- STATED PROBLEM
Reproduce the records below in full and without edits, omitting images.

- MATERIAL TO PROCESS
--------------------

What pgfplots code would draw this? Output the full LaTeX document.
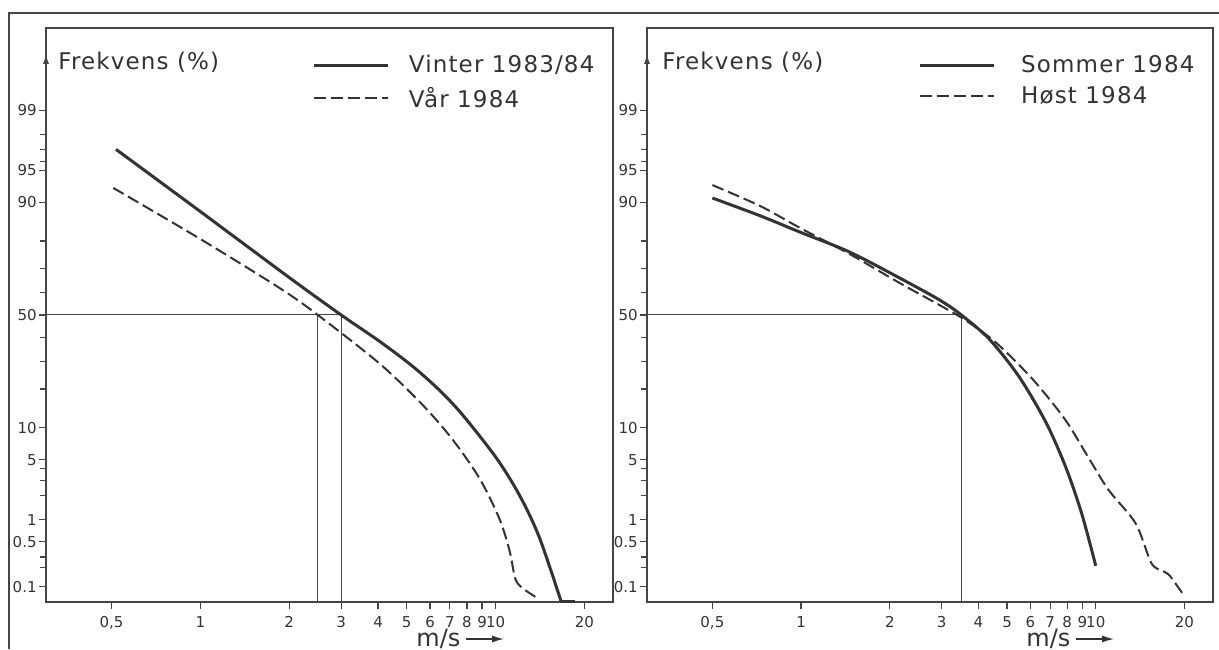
\documentclass[border=0pt]{standalone}
\usepackage{fontspec}
\setmainfont{DejaVu Sans}
\usepackage{pgfplots}
\pgfplotsset{compat=1.18}
\usetikzlibrary{arrows.meta}
\definecolor{ink}{HTML}{333333}
\definecolor{frame}{HTML}{454545}
\newcommand{\bigfont}{\fontsize{11.5}{13}\selectfont\addfontfeature{LetterSpace=5}}
\pgfplotsset{
  y coord trafo/.code={%
    \pgfmathparse{min(#1,100-#1)/100}\let\probQ\pgfmathresult
    \pgfmathparse{sqrt(-2*ln(\probQ))}\let\probT\pgfmathresult
    \pgfmathparse{((#1>50)-(#1<50))*(\probT-(2.515517+0.802853*\probT+0.010328*\probT*\probT)/(1+1.432788*\probT+0.189269*\probT*\probT+0.001308*\probT*\probT*\probT))}%
  },
  legend image code/.code={\draw[#1] (0pt,0pt) -- (37pt,0pt);},
}
\begin{document}
\begin{tikzpicture}
\path[use as bounding box] (0pt,0pt) rectangle (609.5pt,324.5pt);
\draw[frame, line width=0.8pt] (4.5pt,0pt) -- (4.5pt,318pt) -- (609.5pt,318pt);

% ---------- left panel ----------
\begin{axis}[
    scale only axis, width=283.5pt, height=287pt, at={(23pt,23.5pt)}, anchor=south west,
    xmode=log, xmin=0.3, xmax=25, ymin=0.056, ymax=99.944,
    axis line style={frame, line width=0.8pt},
    tick style={frame, line width=0.6pt},
    major tick length=3.5pt, minor tick length=3pt,
    tick align=outside, tick pos=left,
    xtick={0.5,1,2,3,4,5,6,7,8,9,10,20},
    xticklabels={{0,5},1,2,3,4,5,6,7,8,9,10,20},
    xminorticks=false,
    ytick={99,95,90,50,10,5,1,0.5,0.1},
    yticklabels={99,95,90,50,10,5,1,0.5,0.1},
    minor ytick={98,97,96,80,70,60,40,30,20,4,3,2,0.3,0.2},
    ticklabel style={font=\fontsize{7.5}{8.5}\selectfont, text=ink},
    yticklabel style={inner xsep=1pt},
    clip=false,
    legend style={draw=none, fill=none, at={(0.975,0.96)}, anchor=north east,
      font=\bigfont, text=ink, inner sep=0pt, row sep=1.5pt,
      /tikz/every odd column/.append style={column sep=7.5pt}},
    legend cell align=left,
]
\addplot[frame, line width=0.5pt, forget plot] coordinates {(0.3,50) (3,50)};
\addplot[frame, line width=0.5pt, forget plot] coordinates {(2.5,50) (2.5,0.056)};
\addplot[frame, line width=0.5pt, forget plot] coordinates {(3,50) (3,0.056)};
\addplot[ink, line width=1.5pt, smooth, tension=0.5] coordinates {
 (0.518,97.0) (1.0,88.0) (2.0,66.5) (3.0,50) (4.06,38.1) (5.25,27.9)
 (6.48,19.5) (7.74,12.8) (10.08,5.19) (12.05,2.04) (14.07,0.58) (16.7,0.056)};
\addlegendentry{Vinter 1983/84}
\addplot[ink, line width=1pt, dash pattern=on 6pt off 2.5pt, smooth, tension=0.5] coordinates {
 (0.507,92.55) (1.0,80.6) (1.868,61.8) (2.5,50) (4.06,28.9) (5.67,15.3)
 (7.16,7.84) (8.83,3.17) (10.3,1.04) (11.15,0.376) (11.68,0.135) (12.43,0.094) (14.07,0.062)};
\addlegendentry{Vår 1984}
\addplot[ink, line width=1.5pt, forget plot] coordinates {(16.7,0.056) (18.6,0.056)};
\node[anchor=base west, font=\bigfont, text=ink, inner sep=0pt] at (rel axis cs:0.021,0.927) {Frekvens (\%)};
\draw[frame, line width=0.8pt, -{Latex[length=5pt,width=3pt]}] (rel axis cs:0,0.92) -- (rel axis cs:0,0.955);
\end{axis}

% ---------- right panel ----------
\begin{axis}[
    scale only axis, width=283pt, height=287pt, at={(323.5pt,23.5pt)}, anchor=south west,
    xmode=log, xmin=0.3, xmax=25, ymin=0.056, ymax=99.944,
    axis line style={frame, line width=0.8pt},
    tick style={frame, line width=0.6pt},
    major tick length=3.5pt, minor tick length=3pt,
    tick align=outside, tick pos=left,
    xtick={0.5,1,2,3,4,5,6,7,8,9,10,20},
    xticklabels={{0,5},1,2,3,4,5,6,7,8,9,10,20},
    xminorticks=false,
    ytick={99,95,90,50,10,5,1,0.5,0.1},
    yticklabels={99,95,90,50,10,5,1,0.5,0.1},
    minor ytick={98,97,96,80,70,60,40,30,20,4,3,2,0.3,0.2},
    ticklabel style={font=\fontsize{7.5}{8.5}\selectfont, text=ink},
    yticklabel style={inner xsep=1pt},
    clip=false,
    legend style={draw=none, fill=none, at={(0.975,0.96)}, anchor=north east,
      font=\bigfont, text=ink, inner sep=0pt, row sep=1.5pt,
      /tikz/every odd column/.append style={column sep=11pt}},
    legend cell align=left,
]
\addplot[frame, line width=0.5pt, forget plot] coordinates {(0.3,50) (3.5,50)};
\addplot[frame, line width=0.5pt, forget plot] coordinates {(3.5,50) (3.5,0.056)};
\addplot[ink, line width=1.5pt, smooth, tension=0.5] coordinates {
 (0.5,90.8) (0.727,87.0) (0.99,82.7) (1.46,76.3) (2.16,66.3) (2.95,56.8)
 (3.5,50) (4.35,39.2) (5.49,24.2) (6.78,11.1) (7.92,4.16) (8.97,1.19) (10.0,0.22)};
\addlegendentry{Sommer 1984}
\addplot[ink, line width=1pt, dash pattern=on 6pt off 2.5pt, smooth, tension=0.5] coordinates {
 (0.5,93.0) (0.727,89.2) (0.99,83.9) (1.46,75.6) (2.16,64.2) (2.95,54.5)
 (3.52,48.6) (4.35,40.1) (5.08,32.5) (6.27,22.0) (7.92,11.5) (9.47,5.2)
 (11.06,2.34) (13.65,0.90) (15.46,0.24) (16.98,0.18) (17.9,0.15) (20.0,0.070)};
\addlegendentry{Høst 1984}
\node[anchor=base west, font=\bigfont, text=ink, inner sep=0pt] at (rel axis cs:0.0265,0.927) {Frekvens (\%)};
\draw[frame, line width=0.8pt, -{Latex[length=5pt,width=3pt]}] (rel axis cs:0,0.92) -- (rel axis cs:0,0.955);
\end{axis}

% axis unit labels
\node[anchor=base west, font=\fontsize{12}{14}\selectfont, text=ink, inner sep=0pt] at (208pt,1.5pt) {m/s};
\draw[ink, line width=0.7pt, -{Latex[length=6pt,width=3.5pt]}] (233pt,5pt) -- (252pt,5pt);
\node[anchor=base west, font=\fontsize{12}{14}\selectfont, text=ink, inner sep=0pt] at (513pt,1.5pt) {m/s};
\draw[ink, line width=0.7pt, -{Latex[length=6pt,width=3.5pt]}] (538pt,5pt) -- (557pt,5pt);
\end{tikzpicture}
\end{document}
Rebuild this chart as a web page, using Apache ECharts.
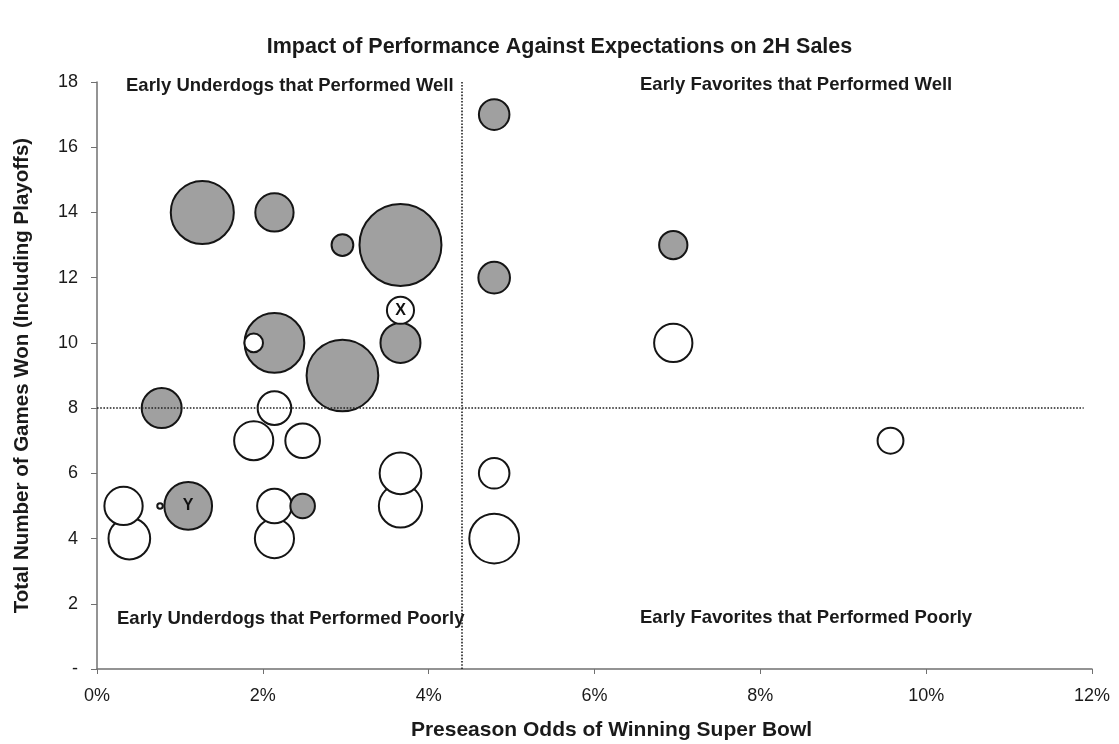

--------------------

- REPLY
What pgfplots code would draw this? Output the full LaTeX document.
\documentclass[border=0pt]{standalone}
\usepackage{fontspec}
\setmainfont{DejaVu Sans}
\usepackage{pgfplots}
\pgfplotsset{compat=1.18}
\usetikzlibrary{arrows.meta}
\definecolor{ink}{HTML}{333333}
\definecolor{frame}{HTML}{454545}
\newcommand{\bigfont}{\fontsize{11.5}{13}\selectfont\addfontfeature{LetterSpace=5}}
\pgfplotsset{
  y coord trafo/.code={%
    \pgfmathparse{min(#1,100-#1)/100}\let\probQ\pgfmathresult
    \pgfmathparse{sqrt(-2*ln(\probQ))}\let\probT\pgfmathresult
    \pgfmathparse{((#1>50)-(#1<50))*(\probT-(2.515517+0.802853*\probT+0.010328*\probT*\probT)/(1+1.432788*\probT+0.189269*\probT*\probT+0.001308*\probT*\probT*\probT))}%
  },
  legend image code/.code={\draw[#1] (0pt,0pt) -- (37pt,0pt);},
}
\begin{document}
\begin{tikzpicture}
\path[use as bounding box] (0pt,0pt) rectangle (609.5pt,324.5pt);
\draw[frame, line width=0.8pt] (4.5pt,0pt) -- (4.5pt,318pt) -- (609.5pt,318pt);

% ---------- left panel ----------
\begin{axis}[
    scale only axis, width=283.5pt, height=287pt, at={(23pt,23.5pt)}, anchor=south west,
    xmode=log, xmin=0.3, xmax=25, ymin=0.056, ymax=99.944,
    axis line style={frame, line width=0.8pt},
    tick style={frame, line width=0.6pt},
    major tick length=3.5pt, minor tick length=3pt,
    tick align=outside, tick pos=left,
    xtick={0.5,1,2,3,4,5,6,7,8,9,10,20},
    xticklabels={{0,5},1,2,3,4,5,6,7,8,9,10,20},
    xminorticks=false,
    ytick={99,95,90,50,10,5,1,0.5,0.1},
    yticklabels={99,95,90,50,10,5,1,0.5,0.1},
    minor ytick={98,97,96,80,70,60,40,30,20,4,3,2,0.3,0.2},
    ticklabel style={font=\fontsize{7.5}{8.5}\selectfont, text=ink},
    yticklabel style={inner xsep=1pt},
    clip=false,
    legend style={draw=none, fill=none, at={(0.975,0.96)}, anchor=north east,
      font=\bigfont, text=ink, inner sep=0pt, row sep=1.5pt,
      /tikz/every odd column/.append style={column sep=7.5pt}},
    legend cell align=left,
]
\addplot[frame, line width=0.5pt, forget plot] coordinates {(0.3,50) (3,50)};
\addplot[frame, line width=0.5pt, forget plot] coordinates {(2.5,50) (2.5,0.056)};
\addplot[frame, line width=0.5pt, forget plot] coordinates {(3,50) (3,0.056)};
\addplot[ink, line width=1.5pt, smooth, tension=0.5] coordinates {
 (0.518,97.0) (1.0,88.0) (2.0,66.5) (3.0,50) (4.06,38.1) (5.25,27.9)
 (6.48,19.5) (7.74,12.8) (10.08,5.19) (12.05,2.04) (14.07,0.58) (16.7,0.056)};
\addlegendentry{Vinter 1983/84}
\addplot[ink, line width=1pt, dash pattern=on 6pt off 2.5pt, smooth, tension=0.5] coordinates {
 (0.507,92.55) (1.0,80.6) (1.868,61.8) (2.5,50) (4.06,28.9) (5.67,15.3)
 (7.16,7.84) (8.83,3.17) (10.3,1.04) (11.15,0.376) (11.68,0.135) (12.43,0.094) (14.07,0.062)};
\addlegendentry{Vår 1984}
\addplot[ink, line width=1.5pt, forget plot] coordinates {(16.7,0.056) (18.6,0.056)};
\node[anchor=base west, font=\bigfont, text=ink, inner sep=0pt] at (rel axis cs:0.021,0.927) {Frekvens (\%)};
\draw[frame, line width=0.8pt, -{Latex[length=5pt,width=3pt]}] (rel axis cs:0,0.92) -- (rel axis cs:0,0.955);
\end{axis}

% ---------- right panel ----------
\begin{axis}[
    scale only axis, width=283pt, height=287pt, at={(323.5pt,23.5pt)}, anchor=south west,
    xmode=log, xmin=0.3, xmax=25, ymin=0.056, ymax=99.944,
    axis line style={frame, line width=0.8pt},
    tick style={frame, line width=0.6pt},
    major tick length=3.5pt, minor tick length=3pt,
    tick align=outside, tick pos=left,
    xtick={0.5,1,2,3,4,5,6,7,8,9,10,20},
    xticklabels={{0,5},1,2,3,4,5,6,7,8,9,10,20},
    xminorticks=false,
    ytick={99,95,90,50,10,5,1,0.5,0.1},
    yticklabels={99,95,90,50,10,5,1,0.5,0.1},
    minor ytick={98,97,96,80,70,60,40,30,20,4,3,2,0.3,0.2},
    ticklabel style={font=\fontsize{7.5}{8.5}\selectfont, text=ink},
    yticklabel style={inner xsep=1pt},
    clip=false,
    legend style={draw=none, fill=none, at={(0.975,0.96)}, anchor=north east,
      font=\bigfont, text=ink, inner sep=0pt, row sep=1.5pt,
      /tikz/every odd column/.append style={column sep=11pt}},
    legend cell align=left,
]
\addplot[frame, line width=0.5pt, forget plot] coordinates {(0.3,50) (3.5,50)};
\addplot[frame, line width=0.5pt, forget plot] coordinates {(3.5,50) (3.5,0.056)};
\addplot[ink, line width=1.5pt, smooth, tension=0.5] coordinates {
 (0.5,90.8) (0.727,87.0) (0.99,82.7) (1.46,76.3) (2.16,66.3) (2.95,56.8)
 (3.5,50) (4.35,39.2) (5.49,24.2) (6.78,11.1) (7.92,4.16) (8.97,1.19) (10.0,0.22)};
\addlegendentry{Sommer 1984}
\addplot[ink, line width=1pt, dash pattern=on 6pt off 2.5pt, smooth, tension=0.5] coordinates {
 (0.5,93.0) (0.727,89.2) (0.99,83.9) (1.46,75.6) (2.16,64.2) (2.95,54.5)
 (3.52,48.6) (4.35,40.1) (5.08,32.5) (6.27,22.0) (7.92,11.5) (9.47,5.2)
 (11.06,2.34) (13.65,0.90) (15.46,0.24) (16.98,0.18) (17.9,0.15) (20.0,0.070)};
\addlegendentry{Høst 1984}
\node[anchor=base west, font=\bigfont, text=ink, inner sep=0pt] at (rel axis cs:0.0265,0.927) {Frekvens (\%)};
\draw[frame, line width=0.8pt, -{Latex[length=5pt,width=3pt]}] (rel axis cs:0,0.92) -- (rel axis cs:0,0.955);
\end{axis}

% axis unit labels
\node[anchor=base west, font=\fontsize{12}{14}\selectfont, text=ink, inner sep=0pt] at (208pt,1.5pt) {m/s};
\draw[ink, line width=0.7pt, -{Latex[length=6pt,width=3.5pt]}] (233pt,5pt) -- (252pt,5pt);
\node[anchor=base west, font=\fontsize{12}{14}\selectfont, text=ink, inner sep=0pt] at (513pt,1.5pt) {m/s};
\draw[ink, line width=0.7pt, -{Latex[length=6pt,width=3.5pt]}] (538pt,5pt) -- (557pt,5pt);
\end{tikzpicture}
\end{document}
Rebuild this chart as a web page, using Apache ECharts.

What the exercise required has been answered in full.